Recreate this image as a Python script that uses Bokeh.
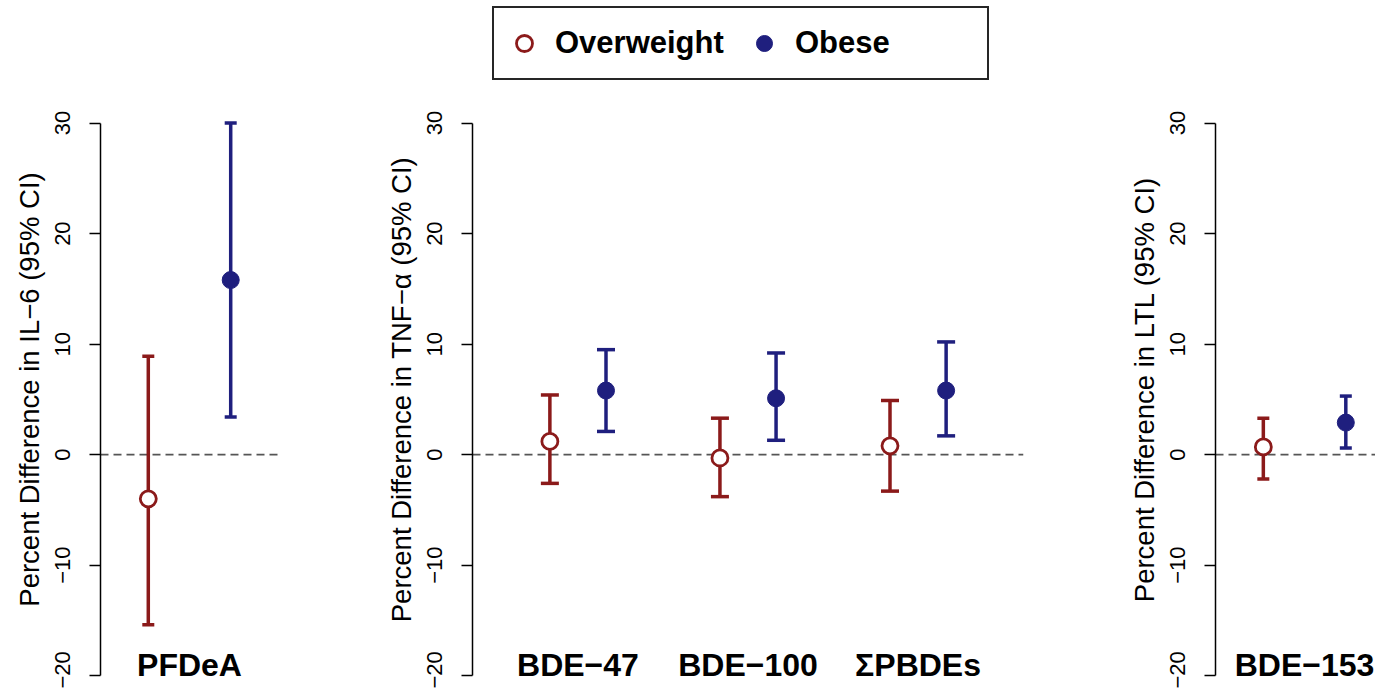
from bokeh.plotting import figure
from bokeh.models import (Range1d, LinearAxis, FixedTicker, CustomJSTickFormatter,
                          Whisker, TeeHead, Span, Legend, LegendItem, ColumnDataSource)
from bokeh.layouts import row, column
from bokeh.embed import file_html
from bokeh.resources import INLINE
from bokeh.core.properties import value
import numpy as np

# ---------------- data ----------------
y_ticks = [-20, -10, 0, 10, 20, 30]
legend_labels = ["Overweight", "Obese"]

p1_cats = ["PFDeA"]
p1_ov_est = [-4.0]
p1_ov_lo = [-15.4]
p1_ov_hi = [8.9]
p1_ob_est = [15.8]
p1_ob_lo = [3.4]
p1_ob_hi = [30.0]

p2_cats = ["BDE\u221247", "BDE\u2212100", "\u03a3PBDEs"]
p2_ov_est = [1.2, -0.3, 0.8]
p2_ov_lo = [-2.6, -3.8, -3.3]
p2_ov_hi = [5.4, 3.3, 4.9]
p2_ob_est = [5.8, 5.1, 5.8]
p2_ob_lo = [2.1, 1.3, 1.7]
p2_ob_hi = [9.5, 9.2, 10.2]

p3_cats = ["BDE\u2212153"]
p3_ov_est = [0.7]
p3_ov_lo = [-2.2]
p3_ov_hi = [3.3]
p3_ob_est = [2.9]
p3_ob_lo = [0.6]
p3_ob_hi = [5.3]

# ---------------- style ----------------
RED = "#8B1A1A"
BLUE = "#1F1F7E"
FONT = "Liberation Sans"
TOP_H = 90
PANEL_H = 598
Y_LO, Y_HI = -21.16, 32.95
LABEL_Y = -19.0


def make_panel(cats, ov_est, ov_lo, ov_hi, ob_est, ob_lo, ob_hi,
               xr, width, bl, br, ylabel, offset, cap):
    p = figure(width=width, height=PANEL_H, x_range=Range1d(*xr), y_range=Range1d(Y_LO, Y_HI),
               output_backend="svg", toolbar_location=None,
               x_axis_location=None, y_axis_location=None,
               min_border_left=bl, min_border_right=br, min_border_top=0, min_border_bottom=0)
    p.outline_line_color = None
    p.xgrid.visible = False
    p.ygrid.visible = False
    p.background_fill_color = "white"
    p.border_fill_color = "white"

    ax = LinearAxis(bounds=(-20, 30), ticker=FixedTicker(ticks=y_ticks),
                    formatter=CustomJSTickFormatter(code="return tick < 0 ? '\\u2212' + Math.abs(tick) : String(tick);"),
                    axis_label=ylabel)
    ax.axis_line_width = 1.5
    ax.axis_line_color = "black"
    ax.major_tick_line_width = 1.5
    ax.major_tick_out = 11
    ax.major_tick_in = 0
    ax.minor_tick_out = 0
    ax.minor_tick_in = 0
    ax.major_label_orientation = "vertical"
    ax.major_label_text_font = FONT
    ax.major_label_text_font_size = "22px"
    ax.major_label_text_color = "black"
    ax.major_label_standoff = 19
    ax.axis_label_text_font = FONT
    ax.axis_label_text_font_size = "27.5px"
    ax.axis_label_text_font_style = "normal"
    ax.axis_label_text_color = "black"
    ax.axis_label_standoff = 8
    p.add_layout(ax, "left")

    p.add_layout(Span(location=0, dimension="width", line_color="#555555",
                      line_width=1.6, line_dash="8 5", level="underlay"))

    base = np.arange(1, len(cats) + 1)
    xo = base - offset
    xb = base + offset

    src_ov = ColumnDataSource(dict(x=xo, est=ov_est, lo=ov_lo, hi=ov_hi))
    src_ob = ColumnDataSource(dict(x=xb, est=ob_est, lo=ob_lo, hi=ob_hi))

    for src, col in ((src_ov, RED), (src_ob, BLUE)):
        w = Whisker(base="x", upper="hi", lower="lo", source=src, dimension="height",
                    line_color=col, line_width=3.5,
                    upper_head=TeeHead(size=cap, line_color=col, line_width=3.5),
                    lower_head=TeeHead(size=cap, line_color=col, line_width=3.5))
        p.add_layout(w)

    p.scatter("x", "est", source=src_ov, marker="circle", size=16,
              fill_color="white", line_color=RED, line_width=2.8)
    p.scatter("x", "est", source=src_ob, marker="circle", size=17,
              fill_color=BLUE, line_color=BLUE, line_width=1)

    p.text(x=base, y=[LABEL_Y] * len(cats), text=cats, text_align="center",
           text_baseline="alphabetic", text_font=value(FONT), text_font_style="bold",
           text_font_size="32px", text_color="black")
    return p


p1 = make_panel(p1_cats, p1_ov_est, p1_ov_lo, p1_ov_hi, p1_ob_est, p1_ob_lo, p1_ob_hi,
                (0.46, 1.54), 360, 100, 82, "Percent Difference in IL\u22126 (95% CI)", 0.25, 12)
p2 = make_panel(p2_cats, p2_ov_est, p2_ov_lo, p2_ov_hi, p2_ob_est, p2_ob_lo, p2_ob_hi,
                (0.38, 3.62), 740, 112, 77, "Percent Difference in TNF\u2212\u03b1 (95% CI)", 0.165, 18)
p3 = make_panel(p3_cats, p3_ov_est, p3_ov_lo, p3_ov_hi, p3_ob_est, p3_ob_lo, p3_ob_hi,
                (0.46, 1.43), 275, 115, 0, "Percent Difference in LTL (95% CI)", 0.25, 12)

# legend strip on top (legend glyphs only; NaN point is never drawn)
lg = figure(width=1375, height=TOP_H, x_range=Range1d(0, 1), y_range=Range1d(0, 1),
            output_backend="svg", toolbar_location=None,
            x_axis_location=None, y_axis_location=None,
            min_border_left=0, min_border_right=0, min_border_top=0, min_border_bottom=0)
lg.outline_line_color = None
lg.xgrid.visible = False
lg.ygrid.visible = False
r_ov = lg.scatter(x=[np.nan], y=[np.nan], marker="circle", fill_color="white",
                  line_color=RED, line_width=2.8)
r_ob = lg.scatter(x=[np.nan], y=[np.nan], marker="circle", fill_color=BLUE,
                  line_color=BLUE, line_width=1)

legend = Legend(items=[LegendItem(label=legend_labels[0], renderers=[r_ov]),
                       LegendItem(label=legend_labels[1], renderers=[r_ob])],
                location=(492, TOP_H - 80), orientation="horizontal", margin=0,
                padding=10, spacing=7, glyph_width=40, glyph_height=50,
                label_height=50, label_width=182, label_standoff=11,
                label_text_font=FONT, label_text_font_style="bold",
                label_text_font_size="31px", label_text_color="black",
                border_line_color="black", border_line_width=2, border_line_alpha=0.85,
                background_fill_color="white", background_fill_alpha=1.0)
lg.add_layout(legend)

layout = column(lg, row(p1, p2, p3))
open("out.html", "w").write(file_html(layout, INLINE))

^^^^^^^^

Take the material above from its first line through the line holding "p1_ob_hi = [30.0]" and set it down exactly, without the pictures.

SOLUTION FOR THIS PROBLEM:
Recreate this image as a Python script that uses Bokeh.
from bokeh.plotting import figure
from bokeh.models import (Range1d, LinearAxis, FixedTicker, CustomJSTickFormatter,
                          Whisker, TeeHead, Span, Legend, LegendItem, ColumnDataSource)
from bokeh.layouts import row, column
from bokeh.embed import file_html
from bokeh.resources import INLINE
from bokeh.core.properties import value
import numpy as np

# ---------------- data ----------------
y_ticks = [-20, -10, 0, 10, 20, 30]
legend_labels = ["Overweight", "Obese"]

p1_cats = ["PFDeA"]
p1_ov_est = [-4.0]
p1_ov_lo = [-15.4]
p1_ov_hi = [8.9]
p1_ob_est = [15.8]
p1_ob_lo = [3.4]
p1_ob_hi = [30.0]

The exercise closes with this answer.